**Instruction**
Each line from the top of the listing through the one holding "7.40, 7.71, 8.03, 8.35, 8.67, 8.99, 9.30, 9.62, 9.94]" should be restated word for word, with nothing added and no pictures.

-------- Data segment

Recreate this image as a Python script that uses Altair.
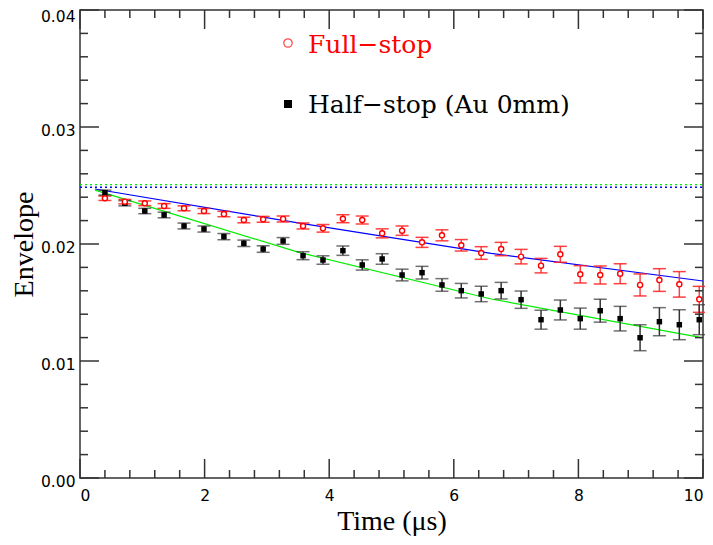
import altair as alt
import pandas as pd

# ---- data ----
time_us = [0.40, 0.72, 1.04, 1.35, 1.67, 1.99, 2.31, 2.63, 2.94, 3.26, 3.58,
           3.90, 4.22, 4.53, 4.85, 5.17, 5.49, 5.81, 6.12, 6.44, 6.76, 7.08,
           7.40, 7.71, 8.03, 8.35, 8.67, 8.99, 9.30, 9.62, 9.94]

full_stop = [0.02391, 0.02362, 0.02348, 0.02325, 0.02305, 0.02282, 0.02256, 0.02205,
             0.02211, 0.02214, 0.02154, 0.02134, 0.02216, 0.02205, 0.02091, 0.02114,
             0.02014, 0.02074, 0.01989, 0.01923, 0.01957, 0.01892, 0.01815, 0.01912,
             0.01741, 0.01735, 0.01746, 0.01650, 0.01692, 0.01655, 0.01527]
full_err = [0.00019, 0.00019, 0.00020, 0.000205, 0.00021, 0.00022, 0.00023, 0.00024,
            0.00025, 0.000256, 0.000256, 0.000325, 0.00034, 0.00034, 0.000385, 0.00040,
            0.00043, 0.00047, 0.00049, 0.00054, 0.00057, 0.00062, 0.00062, 0.00068,
            0.00074, 0.00077, 0.00085, 0.00094, 0.00097, 0.00109, 0.00111]

half_stop = [0.02439, 0.02348, 0.02282, 0.02248, 0.02154, 0.02128, 0.02063, 0.02006,
             0.01957, 0.02026, 0.01900, 0.01863, 0.01943, 0.01821, 0.01872, 0.01735,
             0.01755, 0.01650, 0.01601, 0.01573, 0.01601, 0.01524, 0.01353, 0.01436,
             0.01362, 0.01430, 0.01362, 0.01199, 0.01336, 0.01310, 0.01353]
half_err = [0.00021, 0.00022, 0.00023, 0.00024, 0.00025, 0.00026, 0.000265, 0.000275,
            0.00028, 0.00029, 0.00034, 0.00036, 0.00040, 0.00044, 0.00045, 0.00050,
            0.00054, 0.00054, 0.00062, 0.00066, 0.00071, 0.00074, 0.00081, 0.00085,
            0.00090, 0.00098, 0.00105, 0.00111, 0.00120, 0.00128, 0.00128]

fit_x = [0.24, 3.5, 6.6, 10.0]
fit_full = [0.0247, 0.0218, 0.0192, 0.01684]
fit_half = [0.0246, 0.0193, 0.0153, 0.01197]

ref_full = 0.02485
ref_half = 0.02507

x_major = [0, 2, 4, 6, 8, 10]
x_minor = [0.4, 0.8, 1.2, 1.6, 2.4, 2.8, 3.2, 3.6, 4.4, 4.8, 5.2, 5.6,
           6.4, 6.8, 7.2, 7.6, 8.4, 8.8, 9.2, 9.6]
y_major = [0.0, 0.01, 0.02, 0.03, 0.04]
y_minor = [0.002, 0.004, 0.006, 0.008, 0.012, 0.014, 0.016, 0.018,
           0.022, 0.024, 0.026, 0.028, 0.032, 0.034, 0.036, 0.038]

legend_labels = ["Full−stop", "Half−stop (Au 0mm)"]

# ---- tables ----
W, H = 623, 468
pts = pd.DataFrame({
    "x": time_us,
    "full": full_stop, "full_lo": [v - e for v, e in zip(full_stop, full_err)],
    "full_hi": [v + e for v, e in zip(full_stop, full_err)],
    "half": half_stop, "half_lo": [v - e for v, e in zip(half_stop, half_err)],
    "half_hi": [v + e for v, e in zip(half_stop, half_err)],
})
fits = pd.DataFrame({"x": fit_x, "full": fit_full, "half": fit_half})
refs = pd.DataFrame({"x": [0, 10], "full": [ref_full] * 2, "half": [ref_half] * 2})

xs = alt.Scale(domain=[0, 10], nice=False, zero=False)
ys = alt.Scale(domain=[0, 0.04], nice=False, zero=False)

LABEL_FONT = "DejaVu Sans"
TITLE_FONT = "Liberation Serif"

x_axis = alt.Axis(
    values=x_major, format="d", ticks=False, domain=False, grid=False,
    labelFont=LABEL_FONT, labelFontSize=15.5, labelColor="black", labelPadding=10,
    title="Time (μs)", titleFont=TITLE_FONT, titleFontSize=28,
    titleFontWeight="normal", titleColor="black", titlePadding=4)
y_axis = alt.Axis(
    values=y_major, format=".2f", ticks=False, domain=False, grid=False,
    labelFont=LABEL_FONT, labelFontSize=15.5, labelColor="black", labelPadding=5,
    labelOffset={"condition": {"test": "datum.value >= 0.039", "value": 6}, "value": 3},
    title="Envelope", titleFont=TITLE_FONT, titleFontSize=28,
    titleFontWeight="normal", titleColor="black", titlePadding=2)

Xn = alt.X("x:Q", scale=xs, axis=x_axis)

def Yn(f):
    return alt.Y(f + ":Q", scale=ys, axis=y_axis)

base_ref = alt.Chart(refs)
ref_full_l = base_ref.mark_line(color="#0000ff", strokeDash=[2, 3], strokeWidth=1.3).encode(x=Xn, y=Yn("full"))
ref_half_l = base_ref.mark_line(color="#00ee00", strokeDash=[2, 3], strokeWidth=1.3).encode(x=Xn, y=Yn("half"))

base_fit = alt.Chart(fits)
fit_full_l = base_fit.mark_line(color="#0000ff", strokeWidth=1.2).encode(x=Xn, y=Yn("full"))
fit_half_l = base_fit.mark_line(color="#00ee00", strokeWidth=1.2).encode(x=Xn, y=Yn("half"))

bp = alt.Chart(pts)
RED = "#ff2020"
GRY = "#333333"
full_bar = bp.mark_rule(color=RED, strokeWidth=1.5, opacity=0.85).encode(
    x=Xn, y=Yn("full_lo"), y2="full_hi:Q")
full_cap_lo = bp.mark_tick(color=RED, orient="horizontal", size=13, thickness=1.5, opacity=0.85).encode(x=Xn, y=Yn("full_lo"))
full_cap_hi = bp.mark_tick(color=RED, orient="horizontal", size=13, thickness=1.5, opacity=0.85).encode(x=Xn, y=Yn("full_hi"))
half_bar = bp.mark_rule(color=GRY, strokeWidth=1.5).encode(
    x=Xn, y=Yn("half_lo"), y2="half_hi:Q")
half_cap_lo = bp.mark_tick(color=GRY, orient="horizontal", size=13, thickness=1.5).encode(x=Xn, y=Yn("half_lo"))
half_cap_hi = bp.mark_tick(color=GRY, orient="horizontal", size=13, thickness=1.5).encode(x=Xn, y=Yn("half_hi"))

full_pts = bp.mark_point(shape="circle", filled=True, fill="white", fillOpacity=1,
                         stroke="#ff0000", strokeWidth=1.4, size=26, opacity=1).encode(x=Xn, y=Yn("full"))
half_pts = bp.mark_square(color="black", size=30, opacity=1).encode(x=Xn, y=Yn("half"))

# ---- inward ticks on all four sides ----
def xticks(vals, length):
    d = alt.Chart(pd.DataFrame({"x": vals}))
    bot = d.mark_rule(color=GRY, strokeWidth=1.5).encode(
        x=Xn, y=alt.value(H), y2=alt.value(H - length))
    top = d.mark_rule(color=GRY, strokeWidth=1.5).encode(
        x=Xn, y=alt.value(0), y2=alt.value(length))
    return [bot, top]

def yticks(vals, length):
    d = alt.Chart(pd.DataFrame({"yv": vals}))
    left = d.mark_rule(color=GRY, strokeWidth=1.5).encode(
        y=Yn("yv"), x=alt.value(0), x2=alt.value(length))
    right = d.mark_rule(color=GRY, strokeWidth=1.5).encode(
        y=Yn("yv"), x=alt.value(W), x2=alt.value(W - length))
    return [left, right]

ticks = xticks(x_major, 19) + xticks(x_minor, 8) + yticks(y_major, 19) + yticks(y_minor, 8)

# ---- legend drawn inside the plot ----
one = pd.DataFrame({"k": [0]})
leg_full_sym = alt.Chart(one).mark_point(
    shape="circle", filled=False, stroke="#ff0000", strokeWidth=1.3, size=70).encode(
    x=alt.value(208), y=alt.value(33))
leg_half_sym = alt.Chart(one).mark_square(
    color="black", size=64, opacity=1).encode(x=alt.value(208), y=alt.value(94))
leg_full_txt = alt.Chart(pd.DataFrame({"label": [legend_labels[0]]})).mark_text(
    font="DejaVu Serif", fontSize=25, color="#ff0000", align="left", baseline="alphabetic").encode(
    x=alt.value(228), y=alt.value(43), text="label:N")
leg_half_txt = alt.Chart(pd.DataFrame({"label": [legend_labels[1]]})).mark_text(
    font="DejaVu Serif", fontSize=25, color="black", align="left", baseline="alphabetic").encode(
    x=alt.value(228), y=alt.value(103), text="label:N")

chart = alt.layer(
    ref_full_l, ref_half_l, fit_full_l, fit_half_l,
    full_bar, full_cap_lo, full_cap_hi, half_bar, half_cap_lo, half_cap_hi,
    half_pts, full_pts, *ticks,
    leg_full_sym, leg_half_sym, leg_full_txt, leg_half_txt,
).properties(
    width=W, height=H,
    autosize=alt.AutoSizeParams(type="none"),
    padding={"left": 72, "top": 2, "right": 2, "bottom": 59},
    background="white",
).configure_view(stroke=GRY, strokeWidth=1.5)

chart.save("out.html", embed_options={"renderer": "svg", "actions": False})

----------------

**Response to the task**
Recreate this image as a Python script that uses Altair.
import altair as alt
import pandas as pd

# ---- data ----
time_us = [0.40, 0.72, 1.04, 1.35, 1.67, 1.99, 2.31, 2.63, 2.94, 3.26, 3.58,
           3.90, 4.22, 4.53, 4.85, 5.17, 5.49, 5.81, 6.12, 6.44, 6.76, 7.08,
           7.40, 7.71, 8.03, 8.35, 8.67, 8.99, 9.30, 9.62, 9.94]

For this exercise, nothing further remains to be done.